Mukhin’s success isn’t just changing the face of Russian restaurants and the reputation of Russian cuisine globally; his appetite for high-quality products is influencing farming as well. Russia had collective farms during the Soviet period, but demand from restaurants like White Rabbit is helping to create a market for a new generation of farmers and a model of food production where chefs and farmers share an intimate connection.
“Today, a chef isn’t just someone who cooks,” says Mukhin. “It’s someone who grows products for himself and coordinates with farmers.” Dissatisfied with the tomatoes available on the market, the chef has spent almost two years working with a farmer on the Volga River to develop better tomatoes for his restaurant. He has also partnered with a moose farm, which inspired him to recreate an old recipe that calls for moose lips and serve salted caramel moose milk ice cream. The farm is starting to expand and release young moose calves back into the wild.

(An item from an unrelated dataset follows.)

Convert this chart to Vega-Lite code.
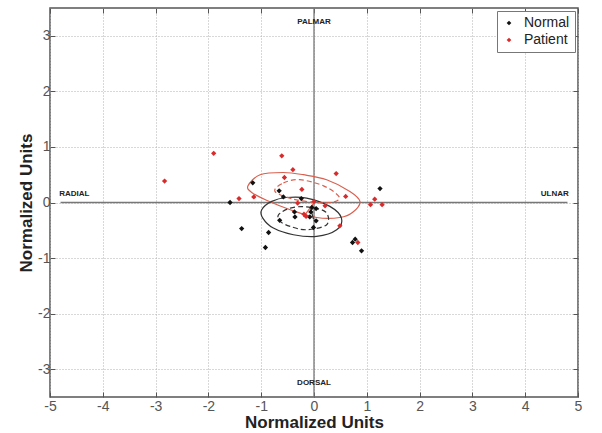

Just as important to Mukhin is where his vegetables come from. One of the more pleasant surprises on his menu is a wedge of cabbage, baked in a wood-fired oven and drizzled with a champagne-caviar sauce (black caviar, salmon caviar and pike caviar). The velvety softness and sweetness of the cabbage are puzzling at first yet utterly delicious. Turns out, when farmer Svetlana Ivanova called in tears to tell Mukhin that her entire crop of cabbages had frozen, he told her to bring them to the restaurant anyway. He had an idea: The parts of the cabbage that had frozen would be sweeter when baked. It turned out to be a wild success. “For me, cabbage is the Black Square of 2018,” he says. Black Square is a futurist painting by Russian artist Kazimir Malevich. Mukhin believes that food can — and should — be art, and he believes that vegetables are the future of the art that is food.
In the end, Mukhin is not unlike mayonnaise himself. “I’m like glue,” he says, “like a wallpaper glue that sticks talented people together.” His young team is the most important part of his restaurant. “I live for their sake,” he tells me, adding that the next generation of Russian chefs will be even stronger than this one.